EXHIBIT 19.1
HCI GROUP, INC.
INSIDER TRADING POLICY
This Insider Trading Policy, including the restrictions set forth above, applies to all officers, directors and employees of HCI Group, Inc. or its subsidiaries (collectively “HCI Group” or the “Company”) and extends to all activities within and outside your duties at the Company. It applies to all securities of the Company, including stock, preferred stock, warrants, notes and stock options, and strictly limits the periods during which you may buy or sell HCI Group, Inc. stock, notes and other securities.
HCI Group, Inc. is a publicly held company. Its common shares trade on the New York Stock Exchange. Options issued by third parties may trade on other public markets. Publicly held companies are subject to an array of securities and other laws. Prevention of insider trading is necessary to comply with securities laws and to preserve the reputation and integrity of the Company and everyone associated with it. In some cases, this Insider Trading Policy goes beyond the minimum requirements of the law to avoid any appearance of impropriety and to protect your reputation as well as the Company’s reputation.
Insider trading is a crime. It is illegal for you to buy or sell HCI Group, Inc. stock or other Company security while you are in possession of material, non-public information about the Company or the security. Moreover, it is illegal for you to pass such information to others so that they might buy or sell HCI Group, Inc. stock or other securities (called tipping). The penalties for violating the law include imprisonment, disgorgement of profits, civil fines of up to three times the profit gained or loss avoided, and criminal fines of up to $1,000,000 for individuals and
$2,500,000 for entities. You will also be subject to discipline by the Company, which may include termination of employment.
Officers and directors are also subject to rules regarding short-swing profits and short selling.
Questions regarding the Insider Trading Policy should be directed to the Company’s general counsel, Andy Graham. Chief financial officer, Mark Harmsworth, and Andy Graham serve as the Insider Trading Compliance Officers (the “Compliance Officers”).
You may not buy or sell any type of stock or other security of the Company (or third-party option or security the value of which is derived from securities of the company) while in possession of material, non-public information relating to the Company or the security. Additionally, you may not buy or sell stock or any other security of the Company (or a derivative security) except during the 30-trading-day periods that begin two full trading days after the date the financial results for the calendar quarter, or for the full year with respect to the fourth quarter, have been announced publicly. The announcement date of the quarterly results varies, but occurs normally toward the end of the month following the end of the fiscal quarter.
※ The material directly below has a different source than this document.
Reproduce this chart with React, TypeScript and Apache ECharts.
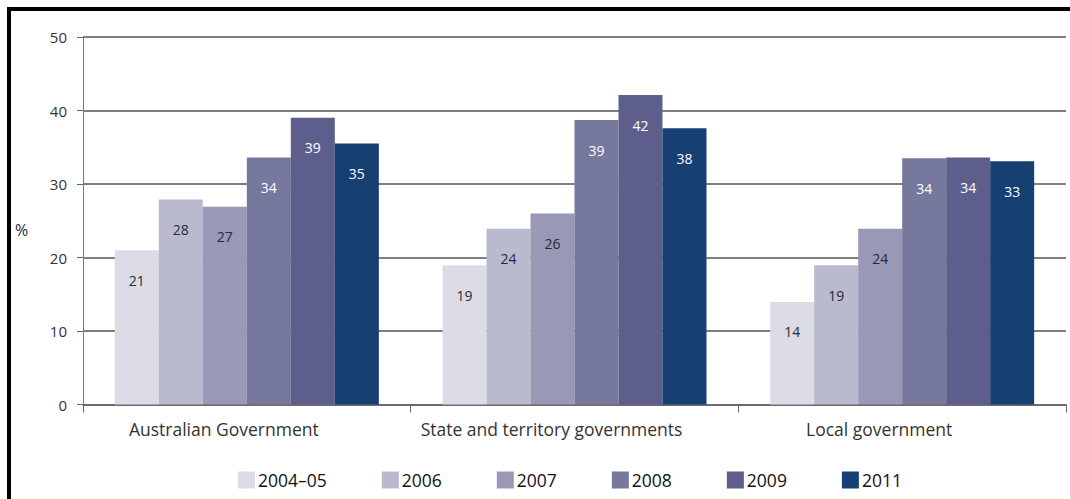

Notwithstanding the foregoing, you may engage in transactions directly with the Company (exercise stock options, for example), buy or sell securities pursuant to a plan described in Rule 10b5-1(c)(1) of the U.S. Securities and Exchange Commission (the “SEC”) and make regular reinvestments pursuant to a dividend reinvestment plan.
The Company’s president will have the authority and discretion anytime to extend any trading period beyond 30 days or to initiate an additional trading period of any duration upon making a determination that such extension or initiation of a trading period is not materially inimical to the best interests of the Company. Moreover, the Company’s president will have the authority, on a case-by-case basis, to exempt one or more employees, directors or officers from the foregoing trading prohibition upon making a determination that special circumstances merit the exemption and that such exemption is not materially inimical to the best interests of the Company. Finally, the Company’s president will have the authority and discretion to close any trading period before its scheduled expiration or extension upon making a determination that such closure is in the best interest of the Company.
You must not directly or indirectly tip material, non-public information to anyone while in possession of such information. In addition, material, non-public information should not be communicated to anyone outside the Company under any circumstances, or to anyone within the Company other than on a need‑to‑know basis.
As an employee, officer or director of HCI Group you may come into possession of inside information relating to another company with which we have or plan to have dealings. You may not buy or sell any type of stock or other security of that other company while in possession of such material, non-public information.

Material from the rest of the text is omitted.